No matter which flavor of FIRE you’re going for, the math is shockingly simple to achieve your FIRE goals. It most famously comes from Mr. Money Mustache, but it gets its roots from the Trinity Study (a paper written in 1998). The Trinity Study states that if you have a pile of money, you can pull 4% of it out each year without touching the principle. The so called “live on the interest” approach.  Although this seems magical to some, it is in fact true, sound, and (for onFIREfamily) life changing. The shockingly simple math says that you need to save 25 times your annual living expenses to be able to live off the interest and never run out of money retirement.

For us, our current annual living expenses for our family of four are $60,000.

25 x $60,000=$1,500,000  that’s our “FI number”

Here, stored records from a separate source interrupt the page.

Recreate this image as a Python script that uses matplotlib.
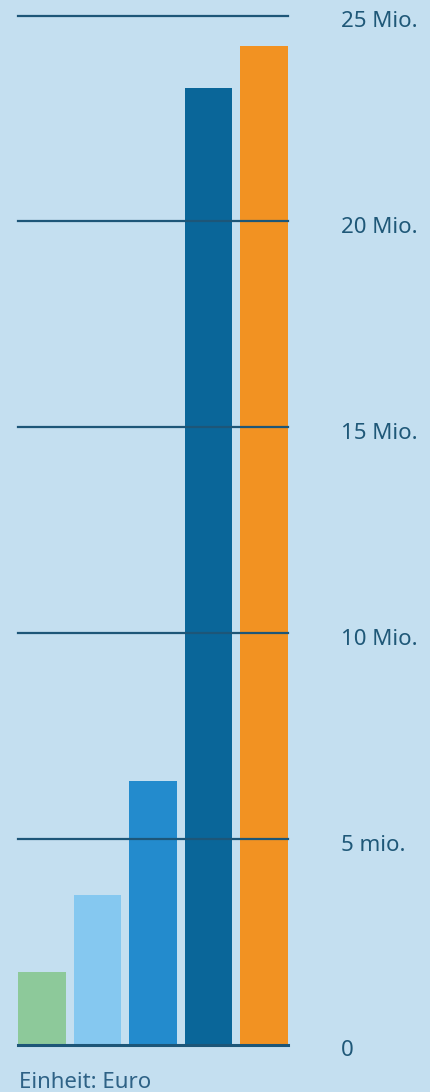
import matplotlib
matplotlib.use("Agg")
import matplotlib.pyplot as plt

values = [1.77, 3.64, 6.41, 23.23, 24.27]  # in Mio. Euro
colors = ["#8dc99a", "#85c8f0", "#238bcd", "#0a6699", "#f29222"]
tick_values = [0, 5, 10, 15, 20, 25]
tick_labels = ["0", "5 mio.", "10 Mio.", "15 Mio.", "20 Mio.", "25 Mio."]
unit_label = "Einheit: Euro"

bg = "#c4dff0"
line_col = "#1d5678"
text_col = "#1f5878"

W, H = 430, 1092
fig = plt.figure(figsize=(W / 100, H / 100), dpi=100, facecolor=bg)
left, right, bottom, top = 18, 288, 1045, 15.5
ax = fig.add_axes([left / W, (H - bottom) / H, (right - left) / W, (bottom - top) / H])
ax.set_facecolor(bg)

w = 0.86
x = list(range(len(values)))
ax.set_xlim(-w / 2, len(values) - 1 + w / 2)
ax.set_ylim(0, 25)

ax.bar(x, values, width=w, color=colors, zorder=2)
for t in tick_values[1:]:
    ax.axhline(t, color=line_col, lw=1.6, zorder=3, clip_on=False)
ax.axhline(0, color=line_col, lw=2.2, zorder=3, clip_on=False)

for s in ax.spines.values():
    s.set_visible(False)
ax.set_xticks([])
ax.set_yticks([])

for t, lab in zip(tick_values, tick_labels):
    ax.annotate(lab, xy=(1, t), xycoords=("axes fraction", "data"),
                xytext=(53, -6), textcoords="offset pixels",
                ha="left", va="center", fontsize=16, color=text_col,
                family="Noto Sans", annotation_clip=False)

fig.text(19 / W, 1 - 1083 / H, unit_label, ha="left", va="center",
         fontsize=16, color="#2e6286", family="Noto Sans")

fig.savefig("out.png", dpi=100, facecolor=bg)
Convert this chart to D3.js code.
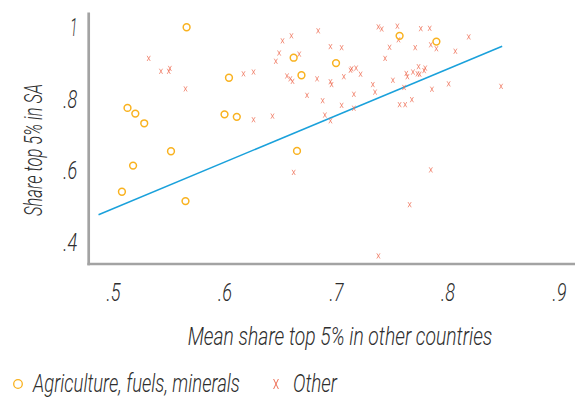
<!DOCTYPE html>
<html>
<head>
<meta charset="utf-8">
<script src="https://cdn.jsdelivr.net/npm/d3@7"></script>
<style>
  html, body { margin: 0; padding: 0; background: #fff; }
  svg { display: block; }
  text { font-family: Roboto, "Open Sans", sans-serif; font-weight: 300; font-style: italic; fill: #2e2e2e; }
</style>
</head>
<body>
<svg id="chart" width="584" height="397"></svg>
<script>
// Agriculture, fuels, minerals: [mean share top 5% elsewhere, share top 5% in SA]
const agriX = [0.566, 0.604, 0.513, 0.520, 0.528, 0.600, 0.611, 0.662, 0.669, 0.700, 0.757, 0.790, 0.552, 0.518, 0.508, 0.565, 0.665];
const agriY = [0.998, 0.857, 0.773, 0.757, 0.730, 0.755, 0.748, 0.913, 0.864, 0.898, 0.974, 0.958, 0.652, 0.612, 0.539, 0.513, 0.653];

// Other sectors
const otherX = [0.532, 0.543, 0.550, 0.551, 0.565, 0.617, 0.626, 0.626, 0.684, 0.660, 0.652, 0.649, 0.646, 0.667,
  0.695, 0.705, 0.656, 0.659, 0.661, 0.683, 0.695, 0.696, 0.707, 0.713, 0.714, 0.718, 0.722, 0.674, 0.688, 0.705,
  0.716, 0.716, 0.690, 0.695, 0.643, 0.733, 0.735, 0.738, 0.741, 0.755, 0.756, 0.748, 0.744, 0.771, 0.776, 0.784,
  0.751, 0.763, 0.764, 0.769, 0.773, 0.774, 0.775, 0.779, 0.780, 0.761, 0.768, 0.757, 0.762, 0.785, 0.790, 0.819,
  0.807, 0.786, 0.801, 0.848, 0.662, 0.785, 0.766, 0.738];
const otherY = [0.911, 0.875, 0.875, 0.883, 0.826, 0.868, 0.873, 0.740, 0.988, 0.974, 0.960, 0.926, 0.903, 0.923,
  0.944, 0.941, 0.862, 0.854, 0.847, 0.854, 0.846, 0.838, 0.860, 0.878, 0.882, 0.884, 0.867, 0.808, 0.793, 0.780,
  0.811, 0.772, 0.753, 0.737, 0.750, 0.838, 0.817, 0.999, 0.993, 1.001, 0.963, 0.942, 0.911, 0.941, 0.994, 0.995,
  0.850, 0.869, 0.860, 0.873, 0.868, 0.888, 0.867, 0.877, 0.884, 0.830, 0.796, 0.782, 0.782, 0.949, 0.938, 0.971,
  0.931, 0.825, 0.840, 0.833, 0.593, 0.600, 0.503, 0.360];

// Fitted line endpoints
const fitX = [0.487, 0.849];
const fitY = [0.475, 0.945];

const xTicks = [0.5, 0.6, 0.7, 0.8, 0.9];
const yTicks = [0.4, 0.6, 0.8, 1];

const legendLabels = ["Agriculture, fuels, minerals", "Other"];
const xTitle = "Mean share top 5% in other countries";
const yTitle = "Share top 5% in SA";

const colAgri = "#f9b21f";
const colOther = "#ee6f56";
const colFit = "#1aa1db";
const colAxis = "#a3a3a3";
const colText = "#2e2e2e";

const svg = d3.select("#chart");

const x = d3.scaleLinear().domain([0.4782, 0.9143]).range([88.7, 575]);
const y = d3.scaleLinear().domain([0.3375, 1.0349]).range([264, 14]);

const fmt = d => d === 1 ? "1" : d3.format(".1f")(d).replace(/^0/, "");

// Narrow a text horizontally so it spans the given width (condensed look)
function condense(sel, width, px, py, rot) {
  const node = sel.node();
  const w = node.getComputedTextLength();
  const s = w > 0 ? width / w : 1;
  sel.attr("x", null).attr("y", null)
    .attr("transform", `translate(${px},${py})${rot ? ` rotate(${rot})` : ""} scale(${s},1)`);
  return sel;
}

// Axes
const gx = svg.append("g").attr("transform", "translate(0,264)")
  .call(d3.axisBottom(x).tickValues(xTicks).tickFormat(fmt).tickSize(0).tickSizeOuter(0));
const gy = svg.append("g").attr("transform", "translate(88.7,0)")
  .call(d3.axisLeft(y).tickValues(yTicks).tickFormat(fmt).tickSize(0).tickSizeOuter(0));

[gx, gy].forEach(g => {
  g.select(".domain").attr("stroke", colAxis).attr("stroke-width", 2.7);
  g.selectAll(".tick text")
    .attr("fill", colText)
    .attr("dy", null)
    .style("font-family", "Roboto, sans-serif")
    .style("font-weight", 300)
    .style("font-style", "italic")
    .style("font-size", "25px");
});
gx.selectAll(".tick text").each(function () {
  condense(d3.select(this).attr("text-anchor", "middle"), 14, 0, 36.5);
});
gy.selectAll(".tick text").each(function (d) {
  condense(d3.select(this).attr("text-anchor", "end"), d === 1 ? 7 : 14, -11.5, 9);
});
gy.select(".domain").attr("d", "M0,12.5V265.3");
gx.select(".domain").attr("d", "M87.4,0H575");

// Fitted line
svg.append("line")
  .attr("x1", x(fitX[0])).attr("y1", y(fitY[0]))
  .attr("x2", x(fitX[1])).attr("y2", y(fitY[1]))
  .attr("stroke", colFit).attr("stroke-width", 1.5);

// Other markers (small x)
const xMark = (w, h) => `M${-w},${-h}L${w},${h}M${-w},${h}L${w},${-h}`;
svg.append("g").selectAll("path")
  .data(d3.range(otherX.length))
  .join("path")
  .attr("transform", i => `translate(${x(otherX[i])},${y(otherY[i])})`)
  .attr("d", xMark(1.6, 2.6))
  .attr("fill", "none")
  .attr("stroke", colOther)
  .attr("stroke-opacity", 0.8)
  .attr("stroke-width", 0.9);

// Agriculture markers (hollow circles)
svg.append("g").selectAll("circle")
  .data(d3.range(agriX.length))
  .join("circle")
  .attr("cx", i => x(agriX[i]))
  .attr("cy", i => y(agriY[i]))
  .attr("r", 3.4)
  .attr("fill", "none")
  .attr("stroke", colAgri)
  .attr("stroke-width", 1.5);

// Axis titles
condense(svg.append("text").attr("text-anchor", "middle").style("font-size", "25px").text(xTitle),
  305, 340, 345);
condense(svg.append("text").attr("text-anchor", "middle").style("font-size", "25px").text(yTitle),
  132, 42, 150, -90);

// Legend
const leg = svg.append("g");
leg.append("circle").attr("cx", 18).attr("cy", 384).attr("r", 4.3)
  .attr("fill", "none").attr("stroke", colAgri).attr("stroke-width", 1.3);
condense(leg.append("text").style("font-size", "25px").text(legendLabels[0]), 207, 33, 392);
leg.append("path").attr("transform", "translate(276,384)")
  .attr("d", xMark(2.4, 5)).attr("fill", "none")
  .attr("stroke", colOther).attr("stroke-width", 1);
condense(leg.append("text").style("font-size", "25px").text(legendLabels[1]), 44, 293, 392);
</script>
</body>
</html>
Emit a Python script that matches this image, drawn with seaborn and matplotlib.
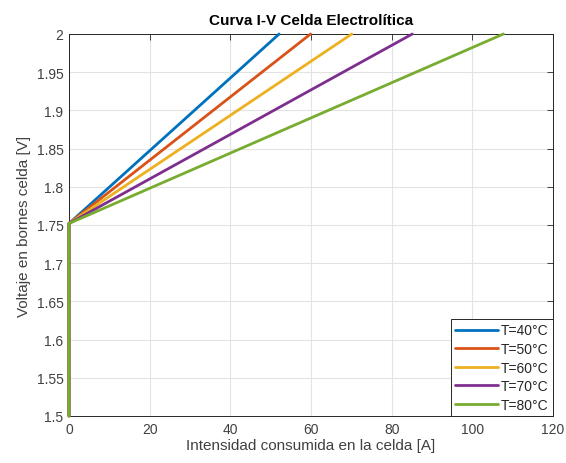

Fundamentally, a simple plan, then, would be to save a cool $1.5M, stop working forever, and retire early.

Choose Your Own Adventure

BUT, and here’s where it gets into a bit more of a choose your own adventure novel, there are other questions to be answered.  Like: how do you expect your annual living expenses to change over time, and what does “retire early” really mean to you? For instance, do you think you can sit on a beach, year in and year out, for an extended retirement of 30, 40, or 50 years? Or do you think that, in exchange for pulling the trigger and quitting your soul-sucking day job, that you could work some part time job or seasonal work? Do you have the flexibility and discipline to cut back spending in lean market return years?

These are the tough questions that need answering and will guide your personal definition of FIRE, and hence, your plan. This website shows the onFIREfamily version and, as of today, it works for us. But one of the most amazing things about being on the path to financial independence is that it gives you so much freedom and so many options to pivot and change (even when you’re not all the way to your FI number).  That’s why we have so many definitions that seemingly pop up almost weekly.  (i.e. What is leanFIRE, fatFIRE, baristaFIRE, coastFIRE? What about a mini-retirement?  etc.).

When you’re deeply in debt, living paycheck-to-paycheck, and the next payment is coming due, you have little room to adjust your plan. When you’re on the path, you are in charge, and you get to choose.

Our Family’s FIRE Plan

For us here at onFIREfamily, this is our current FIRE plan:

  1. Continue to save.  We’re currently at 53% of our traditional FI number (depending on if you count the house or not).
  2. Take a mini-retirement year. Fully funded by saving and cash-flowing it (not withdrawing funds from retirement accounts).
  3. Get some fun jobs. These might include passion projects, part time work, seasonal employment (summers off), entrepreneurship, scaling existing side hustles, etc.  Focus on being our own bosses, and not showing up to a cubicle 40 hours a week and being satisfied with just 2 weeks of vacation per year. Getting health insurance would be an awesome bonus.
  4. Coast to our FI number.  Our accounts will continue to gain, on average, 8% per year as long as we’re not withdrawing living expenses from them.  That means it will take us another approximately 8 years (if we don’t add anything to them and just let them grow) to formally reach FI and no longer require an income.  During this time, our “fun” jobs will see us through.

There you go, that’s it for now.  This is our FIRE plan as it sits today.  Subject to change as our lives do but it’s good to have a plan, be on a plan, and know where we’re headed.